While still publishing the magazine full-time, in 1994 I polished my AutoCAD skills by producing 1/4 scale drawings from the set I had received in the trade. During that time, I was also able to produce the crankcase, the cylinder sleeves, engine blocks, a gear box, 13 gears to operate the dual overhead cams, and two oil pressure pumps for OFFYSIX. During our tenure in publishing, based on some of the construction articles we published, I had also built a dynamometer, a crankshaft grinder, and the EDM.
On OFFYSIX, I have had some help of late. A friend in Holland, Hans Mulder, asked if he could produce the cast pistons for me. A friend in Detroit, Bud Kirk, asked if he could produce the connecting rods. (They are beautiful.) Later, he asked to machine the pistons and piston pins.

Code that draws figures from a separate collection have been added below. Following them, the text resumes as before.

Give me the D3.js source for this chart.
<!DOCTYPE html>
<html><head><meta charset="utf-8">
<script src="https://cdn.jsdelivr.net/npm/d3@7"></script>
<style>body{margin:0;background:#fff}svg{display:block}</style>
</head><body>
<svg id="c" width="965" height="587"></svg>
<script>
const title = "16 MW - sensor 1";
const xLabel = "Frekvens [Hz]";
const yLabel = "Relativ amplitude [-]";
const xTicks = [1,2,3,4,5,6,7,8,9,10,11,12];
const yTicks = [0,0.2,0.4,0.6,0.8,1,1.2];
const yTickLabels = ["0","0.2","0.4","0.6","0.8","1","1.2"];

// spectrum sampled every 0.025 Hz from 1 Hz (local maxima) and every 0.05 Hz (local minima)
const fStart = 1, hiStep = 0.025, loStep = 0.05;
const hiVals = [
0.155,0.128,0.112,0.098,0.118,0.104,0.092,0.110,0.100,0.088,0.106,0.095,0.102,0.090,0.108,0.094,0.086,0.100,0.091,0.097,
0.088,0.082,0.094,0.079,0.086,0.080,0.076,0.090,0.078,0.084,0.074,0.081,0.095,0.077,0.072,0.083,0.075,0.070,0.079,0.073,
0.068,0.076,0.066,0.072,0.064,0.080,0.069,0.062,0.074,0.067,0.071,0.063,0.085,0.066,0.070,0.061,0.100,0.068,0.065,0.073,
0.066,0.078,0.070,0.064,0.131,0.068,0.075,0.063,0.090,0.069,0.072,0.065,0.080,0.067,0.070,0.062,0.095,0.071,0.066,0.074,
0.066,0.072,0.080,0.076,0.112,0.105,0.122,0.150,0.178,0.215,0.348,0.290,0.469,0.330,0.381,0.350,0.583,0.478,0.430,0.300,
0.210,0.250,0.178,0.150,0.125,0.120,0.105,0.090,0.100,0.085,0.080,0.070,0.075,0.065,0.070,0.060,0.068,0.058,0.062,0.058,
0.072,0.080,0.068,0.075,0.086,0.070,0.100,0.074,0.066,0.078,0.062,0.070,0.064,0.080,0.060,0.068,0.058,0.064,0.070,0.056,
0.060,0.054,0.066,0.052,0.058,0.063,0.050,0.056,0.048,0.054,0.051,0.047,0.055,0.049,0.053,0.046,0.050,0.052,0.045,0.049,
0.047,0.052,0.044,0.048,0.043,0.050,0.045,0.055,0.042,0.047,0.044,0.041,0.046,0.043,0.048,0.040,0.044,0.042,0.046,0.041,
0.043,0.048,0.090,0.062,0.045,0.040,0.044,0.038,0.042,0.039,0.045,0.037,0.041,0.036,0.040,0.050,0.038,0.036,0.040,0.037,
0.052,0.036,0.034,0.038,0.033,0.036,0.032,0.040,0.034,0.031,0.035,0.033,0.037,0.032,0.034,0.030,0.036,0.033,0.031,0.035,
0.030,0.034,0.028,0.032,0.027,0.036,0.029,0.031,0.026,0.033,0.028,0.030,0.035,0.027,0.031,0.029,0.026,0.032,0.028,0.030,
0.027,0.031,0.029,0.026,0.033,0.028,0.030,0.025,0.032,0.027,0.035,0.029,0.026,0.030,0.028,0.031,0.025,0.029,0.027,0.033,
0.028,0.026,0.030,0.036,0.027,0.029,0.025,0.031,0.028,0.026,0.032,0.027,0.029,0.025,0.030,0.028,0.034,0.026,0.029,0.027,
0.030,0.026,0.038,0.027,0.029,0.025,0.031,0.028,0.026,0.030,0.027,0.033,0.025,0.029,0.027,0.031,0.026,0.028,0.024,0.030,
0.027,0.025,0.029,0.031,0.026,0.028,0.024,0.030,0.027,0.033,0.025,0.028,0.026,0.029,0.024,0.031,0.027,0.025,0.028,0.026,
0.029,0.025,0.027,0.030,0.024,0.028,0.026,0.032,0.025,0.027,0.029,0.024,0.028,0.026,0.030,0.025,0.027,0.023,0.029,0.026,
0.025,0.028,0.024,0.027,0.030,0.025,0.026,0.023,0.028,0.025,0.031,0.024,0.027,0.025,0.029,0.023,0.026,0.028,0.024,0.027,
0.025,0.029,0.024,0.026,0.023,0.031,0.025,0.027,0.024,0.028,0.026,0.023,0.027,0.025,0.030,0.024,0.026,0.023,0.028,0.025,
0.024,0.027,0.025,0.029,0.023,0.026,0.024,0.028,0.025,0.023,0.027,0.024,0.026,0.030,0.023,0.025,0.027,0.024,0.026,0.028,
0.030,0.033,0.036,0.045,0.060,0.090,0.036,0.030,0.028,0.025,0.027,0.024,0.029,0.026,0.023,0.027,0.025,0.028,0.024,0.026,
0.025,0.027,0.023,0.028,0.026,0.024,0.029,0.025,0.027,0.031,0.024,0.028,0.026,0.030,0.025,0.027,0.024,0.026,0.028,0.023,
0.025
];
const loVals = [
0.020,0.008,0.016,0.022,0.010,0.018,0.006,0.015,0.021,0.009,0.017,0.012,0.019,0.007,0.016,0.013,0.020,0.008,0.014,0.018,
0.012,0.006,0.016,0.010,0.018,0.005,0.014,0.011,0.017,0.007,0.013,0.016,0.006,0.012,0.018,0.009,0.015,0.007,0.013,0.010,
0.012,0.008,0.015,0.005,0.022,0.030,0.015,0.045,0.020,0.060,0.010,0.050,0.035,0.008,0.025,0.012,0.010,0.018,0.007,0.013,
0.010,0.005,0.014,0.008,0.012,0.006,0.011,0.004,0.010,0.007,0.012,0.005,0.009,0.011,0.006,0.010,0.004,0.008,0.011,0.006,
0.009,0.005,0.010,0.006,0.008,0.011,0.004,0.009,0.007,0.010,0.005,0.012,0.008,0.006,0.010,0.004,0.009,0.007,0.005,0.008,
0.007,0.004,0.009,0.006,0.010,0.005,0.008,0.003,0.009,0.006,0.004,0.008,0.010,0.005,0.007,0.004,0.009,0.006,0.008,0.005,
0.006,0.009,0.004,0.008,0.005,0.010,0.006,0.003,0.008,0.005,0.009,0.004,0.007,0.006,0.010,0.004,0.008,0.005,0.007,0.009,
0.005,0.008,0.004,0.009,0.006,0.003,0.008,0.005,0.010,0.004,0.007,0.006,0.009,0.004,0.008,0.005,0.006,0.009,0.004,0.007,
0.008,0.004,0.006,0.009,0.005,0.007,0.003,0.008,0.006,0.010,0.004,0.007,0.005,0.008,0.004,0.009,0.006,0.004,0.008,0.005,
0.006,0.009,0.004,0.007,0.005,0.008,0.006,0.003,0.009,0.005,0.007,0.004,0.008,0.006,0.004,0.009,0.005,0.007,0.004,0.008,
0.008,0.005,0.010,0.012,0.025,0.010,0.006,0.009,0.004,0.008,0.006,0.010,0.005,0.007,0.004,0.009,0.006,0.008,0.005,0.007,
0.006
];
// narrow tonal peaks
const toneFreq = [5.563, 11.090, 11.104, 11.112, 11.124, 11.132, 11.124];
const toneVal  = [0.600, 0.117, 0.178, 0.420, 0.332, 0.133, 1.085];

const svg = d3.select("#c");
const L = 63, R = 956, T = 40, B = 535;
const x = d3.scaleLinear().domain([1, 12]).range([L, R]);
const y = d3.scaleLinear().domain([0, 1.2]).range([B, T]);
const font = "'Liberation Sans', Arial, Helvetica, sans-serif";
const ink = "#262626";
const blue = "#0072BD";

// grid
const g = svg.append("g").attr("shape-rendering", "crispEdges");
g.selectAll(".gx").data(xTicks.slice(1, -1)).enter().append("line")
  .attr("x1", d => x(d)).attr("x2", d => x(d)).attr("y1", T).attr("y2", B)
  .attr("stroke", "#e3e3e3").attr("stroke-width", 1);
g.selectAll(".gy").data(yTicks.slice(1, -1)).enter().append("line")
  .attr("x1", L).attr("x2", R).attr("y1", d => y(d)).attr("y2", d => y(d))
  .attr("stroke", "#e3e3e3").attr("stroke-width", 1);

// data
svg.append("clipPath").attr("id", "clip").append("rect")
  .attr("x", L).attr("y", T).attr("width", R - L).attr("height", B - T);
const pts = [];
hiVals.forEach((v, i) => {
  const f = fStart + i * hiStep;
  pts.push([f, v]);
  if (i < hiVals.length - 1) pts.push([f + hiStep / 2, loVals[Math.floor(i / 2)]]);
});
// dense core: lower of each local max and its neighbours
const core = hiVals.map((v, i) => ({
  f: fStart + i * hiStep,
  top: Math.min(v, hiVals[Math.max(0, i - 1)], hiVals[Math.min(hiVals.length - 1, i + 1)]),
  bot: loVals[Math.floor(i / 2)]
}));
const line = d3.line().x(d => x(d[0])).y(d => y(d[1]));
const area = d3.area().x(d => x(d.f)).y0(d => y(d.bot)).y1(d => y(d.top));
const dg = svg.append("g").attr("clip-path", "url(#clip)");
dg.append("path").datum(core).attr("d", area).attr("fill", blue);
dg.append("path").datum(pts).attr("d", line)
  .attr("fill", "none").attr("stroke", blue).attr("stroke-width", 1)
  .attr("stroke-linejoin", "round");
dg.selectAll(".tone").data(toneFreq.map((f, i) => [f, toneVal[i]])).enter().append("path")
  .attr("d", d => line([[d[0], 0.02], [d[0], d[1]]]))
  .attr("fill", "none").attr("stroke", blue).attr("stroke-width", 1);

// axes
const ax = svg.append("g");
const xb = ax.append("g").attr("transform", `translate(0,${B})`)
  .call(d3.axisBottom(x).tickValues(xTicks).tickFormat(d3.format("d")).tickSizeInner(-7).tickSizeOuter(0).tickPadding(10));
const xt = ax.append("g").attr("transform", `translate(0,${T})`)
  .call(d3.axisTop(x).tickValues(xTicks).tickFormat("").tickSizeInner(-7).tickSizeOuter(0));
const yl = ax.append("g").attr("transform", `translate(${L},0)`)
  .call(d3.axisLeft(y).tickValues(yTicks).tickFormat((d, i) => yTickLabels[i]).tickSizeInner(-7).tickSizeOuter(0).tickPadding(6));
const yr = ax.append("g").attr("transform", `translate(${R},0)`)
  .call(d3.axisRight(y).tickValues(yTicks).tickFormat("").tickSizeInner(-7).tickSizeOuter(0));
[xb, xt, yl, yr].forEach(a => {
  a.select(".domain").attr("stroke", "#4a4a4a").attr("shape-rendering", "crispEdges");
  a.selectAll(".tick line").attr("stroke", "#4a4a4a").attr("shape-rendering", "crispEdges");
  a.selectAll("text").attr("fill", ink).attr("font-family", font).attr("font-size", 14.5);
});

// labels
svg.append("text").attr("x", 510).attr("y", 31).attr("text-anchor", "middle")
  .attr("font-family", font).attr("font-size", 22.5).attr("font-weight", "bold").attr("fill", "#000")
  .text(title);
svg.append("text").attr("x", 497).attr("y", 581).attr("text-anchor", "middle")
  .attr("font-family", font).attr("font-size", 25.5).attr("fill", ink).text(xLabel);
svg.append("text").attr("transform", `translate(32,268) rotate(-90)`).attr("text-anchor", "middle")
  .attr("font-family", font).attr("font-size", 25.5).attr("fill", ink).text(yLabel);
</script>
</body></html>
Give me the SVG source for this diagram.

To all these helpers I always say, “Yes. I’ll take help anywhere I can get it.”
That’s where I am today; still working on the project, and hoping I live long enough to finish the engine. I would sorely like to put the engine in a Formula 1 race car, but am having a hard time finding out how those guys build their little beasties. I have bought books, I have searched the internet, but these guys seem to not want things to get out. I don’t care what Formula 1 car it is (as long as it can be configured to accept a flat, six-cylinder engine), I don’t care what year it is, I don’t care who produced it! I just need help in configuring a 1/4-scale Formula 1 race car.
Though best known as a magazine publisher, Robert was also an innovative builder. All of the engines pictured on this page were built by him. These engines are now part of Paul and Paula Knapp’s collection (*DJR), and can be found on display at the Miniature Engineering Craftsmanship Museum. We thank Robert and Frances Washburn for their tireless dedication to Strictly I.C. magazine. Their contributions to the field of miniature internal combustion engine building are immeasurable.